Letter to COOS and the Anglican Bishop of Singapore

 

10 January 2001

The Reverend Derek Hong
Vicar, Church of Our Saviour
Block 203A
Henderson Road
#09-13
Singapore 159547

c.c. The Right Reverend John Chew
Bishop of the Diocese of Singapore

Dear Reverend Sir,

Grace and Peace to you in the Name of the Lord Christ.

Since ages past the mission of the Church has been to proclaim to a world the fullness of redemption - a salvation that compasses personal liberation, community transformation and social reform. The message that the Church gives is thus: a personal death to the self with Christ, a rising to a new humanity in Jesus' resurrection, and an active participation in the life of Christ her monarch. And the Church's appeal to the world is to invite and initiate people to share in God's grace, opening the reign of God to all people regardless of race, age, economics, politics and indeed sexual orientation. Any transformation that the Church can expect must rise from that source which is a person's union in Christ, not the other way round.

However we observe that a banner has been put up saying that 'homosexuals can change' and we believe that this message impedes the fullness of the Gospel that the church is trying to share with all.

First, the message discriminates unjustly. The Church's mission is to engage all to share in the church's ministry, regardless of who we are to begin with. Such a message demarcates and delineates inaccurately the respondent audience and implies that homosexual people have to overcome their homosexuality before they can participate in Christ's life.

Homosexuals can change, but so can heterosexuals, capitalists, politicians, law enforcers, social workers, and our next door neighbours - and yet it is the homosexual women and men who are singled out by that banner. The result is that it is extremely off-putting to people who are not exclusively heterosexual, being singled out as a target group. Thus the universal invitation of the Gospel is compromised and a good number of people left out.

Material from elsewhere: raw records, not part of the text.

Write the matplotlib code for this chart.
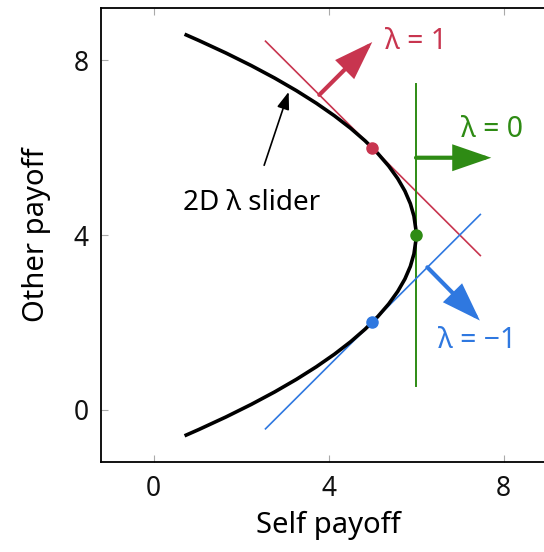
import matplotlib.pyplot as plt
from matplotlib.path import Path
from matplotlib.patches import PathPatch, FancyArrowPatch

plt.rcParams['font.family'] = ['Noto Sans', 'DejaVu Sans']

RED = '#c8354f'
GREEN = '#2e8b14'
BLUE = '#2f78e0'

# parabola x = 6 - (y - 4)^2 / 4, drawn as a quadratic bezier
curve_start = (0.71, 8.6)
curve_ctrl = (11.29, 4.0)
curve_end = (0.71, -0.6)

# tangent points and lines
pts_x = [5, 6, 5]
pts_y = [6, 4, 2]
pt_colors = [RED, GREEN, BLUE]
red_line = ([2.56, 7.47], [8.44, 3.53])
green_line = ([6.0, 6.0], [0.55, 7.45])
blue_line = ([2.56, 7.47], [-0.44, 4.47])

# (tail, head) for the direction arrows
arrows = [((3.79, 7.21), (5.0, 8.42), RED),
          ((6.0, 5.77), (7.72, 5.77), GREEN),
          ((6.26, 3.26), (7.46, 2.04), BLUE)]

labels = [('λ = 1', 6.0, 8.44, RED),
          ('λ = 0', 7.73, 6.42, GREEN),
          ('λ = −1', 7.4, 1.59, BLUE)]

fig = plt.figure(figsize=(5.44, 5.52), dpi=100)
ax = fig.add_axes([101 / 544, 90 / 552, 455 / 544, 454 / 552])

path = Path([curve_start, curve_ctrl, curve_end], [Path.MOVETO, Path.CURVE3, Path.CURVE3])
ax.add_patch(PathPatch(path, fill=False, lw=2.6, color='black', capstyle='butt', zorder=3))

ax.plot(*red_line, color=RED, lw=1.2, zorder=2)
ax.plot(*green_line, color=GREEN, lw=1.4, zorder=2)
ax.plot(*blue_line, color=BLUE, lw=1.2, zorder=2)
for x, y, c in zip(pts_x, pts_y, pt_colors):
    ax.plot(x, y, 'o', color=c, ms=8, zorder=4)

for tail, head, c in arrows:
    ax.add_patch(FancyArrowPatch(tail, head, arrowstyle='-|>,head_length=1.1,head_width=0.38',
                                 mutation_scale=20, color=c, lw=3, shrinkA=0, shrinkB=0,
                                 joinstyle='miter', zorder=3))

for txt, x, y, c in labels:
    ax.text(x, y, txt, color=c, fontsize=20.5, ha='center', va='center')

ax.annotate('2D λ slider', xy=(3.09, 7.28), xytext=(2.24, 4.73), fontsize=20,
            ha='center', va='center',
            arrowprops=dict(arrowstyle='-|>,head_length=0.7,head_width=0.25', color='black',
                            lw=1.2, shrinkA=16, shrinkB=0, mutation_scale=15))

ax.set_xlim(-1.2, 9.2)
ax.set_ylim(-1.2, 9.2)
ax.set_xticks([0, 4, 8])
ax.set_yticks([0, 4, 8])
ax.tick_params(direction='in', length=5, color='#aaaaaa', top=True, right=True,
               labelsize=19, labelcolor='#111111', pad=9)
for s in ax.spines.values():
    s.set_linewidth(1.3)
ax.set_xlabel('Self payoff', fontsize=21, labelpad=6)
ax.set_ylabel('Other payoff', fontsize=21, labelpad=16)

fig.savefig('out.png', dpi=100)
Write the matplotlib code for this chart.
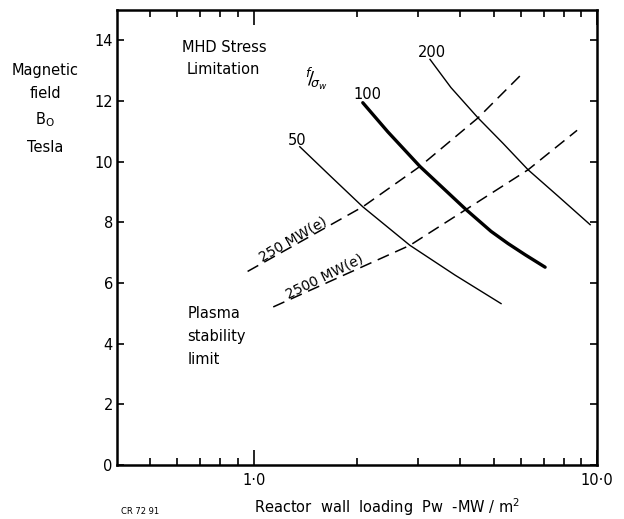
import numpy as np
import matplotlib
matplotlib.use('Agg')
import matplotlib.pyplot as plt
from matplotlib.ticker import FixedLocator, NullFormatter

plt.rcParams['font.family'] = ['DejaVu Sans']
plt.rcParams['mathtext.fontset'] = 'dejavusans'

# ---- data (x: wall loading MW/m2, y: B0 Tesla) ----
x_fs50 = [1.362, 1.677, 2.078, 2.850, 3.855, 5.250]
y_fs50 = [10.49, 9.51, 8.51, 7.24, 6.26, 5.32]

x_fs100 = [2.078, 2.458, 3.048, 4.15, 4.91, 5.50, 6.17, 7.054]
y_fs100 = [11.94, 10.98, 9.84, 8.42, 7.70, 7.30, 6.93, 6.52]

x_fs200 = [3.260, 3.752, 4.499, 5.321, 6.293, 7.696, 9.541]
y_fs200 = [13.37, 12.44, 11.44, 10.60, 9.73, 8.86, 7.92]

x_250mw = [0.96, 2.078, 3.048, 4.499, 6.09]
y_250mw = [6.38, 8.51, 9.84, 11.44, 12.93]

x_2500mw = [1.14, 2.850, 4.15, 6.293, 8.74]
y_2500mw = [5.21, 7.24, 8.42, 9.73, 11.03]

y_ticks = [0, 2, 4, 6, 8, 10, 12, 14]
y_ticklabels = ['0', '2', '4', '6', '8', '10', '12', '14']
x_major = [1.0, 10.0]
x_major_labels = ['1·0', '10·0']
x_minor = [0.5, 0.6, 0.7, 0.8, 0.9, 2, 3, 4, 5, 6, 7, 8, 9]

fig = plt.figure(figsize=(6.24, 5.19), dpi=100)
ax = fig.add_axes([0.1875, 0.104, 0.7695, 0.877])

ax.set_xscale('log')
ax.set_xlim(0.4, 10)
ax.set_ylim(0, 15)

# f/sigma_w curves
ax.plot(x_fs50, y_fs50, color='black', lw=1.0)
ax.plot(x_fs100, y_fs100, color='black', lw=2.4, solid_capstyle='round',
        solid_joinstyle='round')
ax.plot(x_fs200, y_fs200, color='black', lw=1.0)

# power lines (dashed)
ax.plot(x_250mw, y_250mw, color='black', lw=1.1, dashes=(8, 4.5))
ax.plot(x_2500mw, y_2500mw, color='black', lw=1.1, dashes=(8, 4.5))

# ticks
ax.xaxis.set_major_locator(FixedLocator(x_major))
ax.set_xticklabels(x_major_labels)
ax.xaxis.set_minor_locator(FixedLocator(x_minor))
ax.xaxis.set_minor_formatter(NullFormatter())
ax.set_yticks(y_ticks)
ax.set_yticklabels(y_ticklabels)
ax.tick_params(which='both', direction='in', top=True, right=True,
               width=1.2, labelsize=10.5, colors='black')
ax.tick_params(axis='x', which='major', length=11, pad=6)
ax.tick_params(axis='x', which='minor', length=5)
ax.tick_params(axis='y', which='major', length=5, pad=3)
for s in ax.spines.values():
    s.set_linewidth(1.8)

# annotations inside the plot
ax.text(0.62, 13.76, 'MHD Stress', fontsize=10.5, ha='left', va='center')
ax.text(0.64, 13.04, 'Limitation', fontsize=10.5, ha='left', va='center')
ax.text(1.52, 12.72, r'$^{f}\!/\!_{\sigma_w}$', fontsize=13, ha='center', va='center')
ax.text(1.34, 10.68, '50', fontsize=10.5, ha='center', va='center')
ax.text(2.14, 12.2, '100', fontsize=10.5, ha='center', va='center')
ax.text(3.30, 13.6, '200', fontsize=10.5, ha='center', va='center')
ax.text(1.30, 7.45, '250 MW(e)', fontsize=10, ha='center', va='center',
        rotation=30, rotation_mode='anchor')
ax.text(1.61, 6.22, '2500 MW(e)', fontsize=10, ha='center', va='center',
        rotation=26, rotation_mode='anchor')
ax.text(0.642, 4.99, 'Plasma', fontsize=10.5, ha='left', va='center')
ax.text(0.642, 4.22, 'stability', fontsize=10.5, ha='left', va='center')
ax.text(0.642, 3.47, 'limit', fontsize=10.5, ha='left', va='center')

# axis titles
fig.text(45 / 624, 1 - 71 / 519, 'Magnetic', fontsize=10.5, ha='center', va='center')
fig.text(45 / 624, 1 - 93 / 519, 'field', fontsize=10.5, ha='center', va='center')
fig.text(45 / 624, 1 - 120 / 519, r'B$_\mathregular{O}$', fontsize=10.5, ha='center', va='center')
fig.text(45 / 624, 1 - 147 / 519, 'Tesla', fontsize=10.5, ha='center', va='center')
fig.text(387 / 624, 1 - 507 / 519, 'Reactor  wall  loading  Pw  -MW / m$^2$',
         fontsize=10.5, ha='center', va='center')
fig.text(140 / 624, 1 - 511 / 519, 'CR 72 91', fontsize=6, ha='center', va='center')

fig.savefig('out.png', dpi=100)
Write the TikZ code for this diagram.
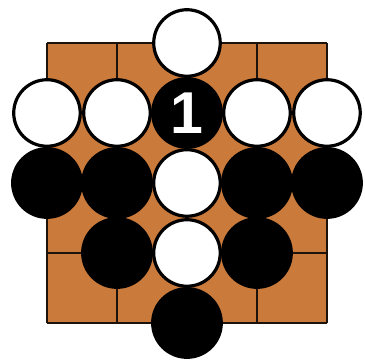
\documentclass[tikz,border=0pt]{standalone}
\usepackage{fontspec}
\setsansfont{Liberation Sans}
\definecolor{boardbrown}{RGB}{202,122,58}
\tikzset{
  whitestone/.style={circle, draw=black, fill=white, line width=1.3pt, minimum size=0.95cm, inner sep=0pt},
  blackstone/.style={circle, draw=black, fill=black, line width=1.3pt, minimum size=0.98cm, inner sep=0pt},
}
\begin{document}
\begin{tikzpicture}[scale=1]
  \useasboundingbox (-0.671,-0.557) rectangle (4.543,4.614);

  % board
  \fill[boardbrown] (0,0) rectangle (4,4);
  \draw[line width=1.1pt, black!85!brown] (0,0) grid (4,4);

  % white stones
  \node[whitestone] (w1) at (2,4) {};
  \node[whitestone] (w2) at (0,3) {};
  \node[whitestone] (w3) at (1,3) {};
  \node[whitestone] (w4) at (3,3) {};
  \node[whitestone] (w5) at (4,3) {};
  \node[whitestone] (w6) at (2,2) {};
  \node[whitestone] (w7) at (2,1) {};

  % black stones
  \node[blackstone, text=white, font=\sffamily\bfseries\fontsize{24}{24}\selectfont] (b1) at (2,3) {1};
  \node[blackstone] (b2) at (0,2) {};
  \node[blackstone] (b3) at (1,2) {};
  \node[blackstone] (b4) at (3,2) {};
  \node[blackstone] (b5) at (4,2) {};
  \node[blackstone] (b6) at (1,1) {};
  \node[blackstone] (b7) at (3,1) {};
  \node[blackstone] (b8) at (2,0) {};
\end{tikzpicture}
\end{document}
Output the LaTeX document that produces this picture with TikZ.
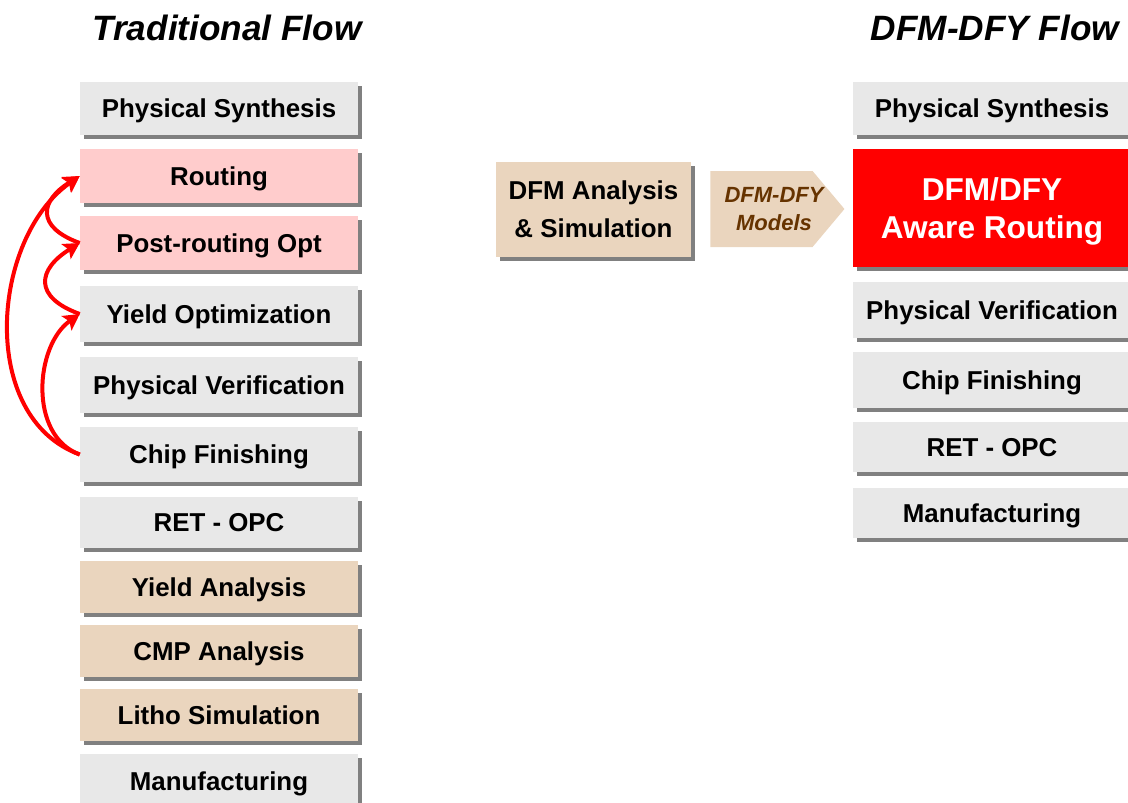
\documentclass[tikz,border=0pt]{standalone}
\usepackage{fontspec}
\setmainfont{Liberation Sans}
\usepackage{xcolor}
\usetikzlibrary{shadows,shapes.symbols,arrows.meta}
\definecolor{boxgray}{RGB}{232,232,232}
\definecolor{boxpink}{RGB}{255,204,204}
\definecolor{boxtan}{RGB}{234,213,190}
\definecolor{modelbrown}{RGB}{102,51,0}
\begin{document}
\begin{tikzpicture}[
			     x=0.75pt, y=0.75pt,
			     flowbox/.style={minimum width=208.5pt, minimum height=40pt, inner sep=0pt, text depth=0pt,
			        font=\fontsize{19.4}{23}\selectfont\bfseries,
			        drop shadow={shadow xshift=3pt, shadow yshift=-3pt, fill=black!50, opacity=1}},
			     graybox/.style={flowbox, fill=boxgray},
			     pinkbox/.style={flowbox, fill=boxpink},
			     tanbox/.style={flowbox, fill=boxtan},
			     flowtitle/.style={font=\fontsize{26.4}{30}\selectfont\bfseries\itshape},
			     loop arrow/.style={draw=red, line width=3pt, -{Stealth[length=12pt, width=13pt, inset=2.5pt]}}
			     ]
\useasboundingbox (0,0) rectangle (1128,-803);
% titles
\node[flowtitle] (ttrad) at (227,-28) {Traditional Flow};
\node[flowtitle] (tdfm) at (995,-28) {DFM-DFY Flow};
% traditional flow
\node[graybox] (lsyn) at (219,-108.5) {Physical Synthesis};
\node[pinkbox] (lrout) at (219,-176) {Routing};
\node[pinkbox] (lpost) at (219,-243) {Post-routing Opt};
\node[graybox, minimum height=42pt] (lyopt) at (219,-314) {Yield Optimization};
\node[graybox, minimum height=42pt] (lver) at (219,-385) {Physical Verification};
\node[graybox, minimum height=41pt] (lchip) at (219,-454.5) {Chip Finishing};
\node[graybox, minimum height=38.5pt] (lret) at (219,-522.5) {RET - OPC};
\node[tanbox, minimum height=38.5pt] (lyan) at (219,-587) {Yield Analysis};
\node[tanbox, minimum height=38.5pt] (lcmp) at (219,-651) {CMP Analysis};
\node[tanbox, minimum height=38.5pt] (llitho) at (219,-715) {Litho Simulation};
\node[graybox] (lman) at (219,-781) {Manufacturing};
% feedback loops
\draw[loop arrow] (lchip.west) to[out=160,in=215] (lrout.west);
\draw[loop arrow] (lchip.west) to[out=160,in=215] (lyopt.west);
\draw[loop arrow] (lyopt.west) to[out=160,in=212,looseness=1.8] (lpost.west);
\draw[loop arrow] (lpost.west) to[out=160,in=212,looseness=1.8] (lrout.west);
% DFM-DFY flow
\node[tanbox, minimum width=146.25pt, minimum height=71.25pt, align=center,
      font=\fontsize{19.4}{28.5}\selectfont\bfseries] (dfmsim) at (593.5,-209.5) {DFM Analysis\\\& Simulation};
\node[signal, signal to=east, signal pointer angle=100, fill=boxtan, minimum width=100.5pt,
      minimum height=57pt, inner sep=0pt,
      label={[xshift=9.4pt, align=center, text=modelbrown, text depth=0pt,
              font=\fontsize{16.5}{21}\selectfont\bfseries\itshape]center:DFM-DFY\\Models}] (models) at (761.5,-209) {};
\node[graybox] (rsyn) at (992,-108.5) {Physical Synthesis};
\node[flowbox, fill=red, text=white, minimum height=88.5pt, align=center,
      font=\fontsize{23.7}{29}\selectfont\bfseries] (rrout) at (992,-208) {DFM/DFY\\Aware Routing};
\node[graybox, minimum height=42pt] (rver) at (992,-310) {Physical Verification};
\node[graybox, minimum height=42pt] (rchip) at (992,-380) {Chip Finishing};
\node[graybox, minimum height=37.5pt] (rret) at (992,-447) {RET - OPC};
\node[graybox, minimum height=37.5pt] (rman) at (992,-513) {Manufacturing};
\end{tikzpicture}
\end{document}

While a Christian community may indeed work in a particular ministry, and in your case to people with a homosexual orientation, the banner is again inadequate as it brings us to our second point - its message is contextually dishonest. Interpreted as being a message from a church, most who read it will understand it to say that homosexuals should change their sexual orientation to that of a heterosexual one. Homosexuality is not a description of who one sleeps with - rather it refers to a personal affective orientation to a person of the same sex.

In such a light, the ministry under the auspices of your church, Choices has never ever been successful in changing one's orientation. It may change one's lifestyle, perhaps even on a long-term basis (though from some of us who have been or encountered others who have been in Choices, the number of such successful lifestyle changes from the Choices ministry is very low by any count). But the fact is it has never helped even a heterosexually-married homosexual person to eliminate his/her same-sex orientation. But a reader of that banner would implicitly expect such a change although the fact is a significant number of your clients after having gone through the Choices program have left the Church altogether in a state of disillusionment and disappointment. As a result, the banner not only alienates straight people who understand it as an intrinsically dishonest statement and hence see the Church as mired in homophobic bigotry, it also misinforms your potential clients and worse of all, it misleads the public in general.

Finally, the message on the banner is pastorally irresponsible. Understand where your client comes from. It is likely that since childhood he has been taunted, through adolescence jeered and in most of her life made to feel inadequate and even sub-human. These are victims more of homophobia than being victims of their own sexual orientation. Churches have a responsibility to create a safe environment for these people from such dehumanising prejudice and to challenge homophobia and yet the banner contributes to this homophobic environment through its misinformation. Someone who already carries irrational prejudice towards homosexual persons will only use the banner to reinforce his bigotry however well-intended the banner's message is meant to be.

In conclusion, we say that the banner impedes the message of the Gospel because it drives many away from what Christ has to offer and has a socially damaging effect. It is unrealistically discriminating, contextually dishonest and it encourages homophobia and is therefore pastorally irresponsible. We ask therefore that you remove the banner as an act of Christian responsibility and refrain from similar acts that potentially impede the flow of the Gospel or which further perpetuate or encourage negative and unjust social consequences.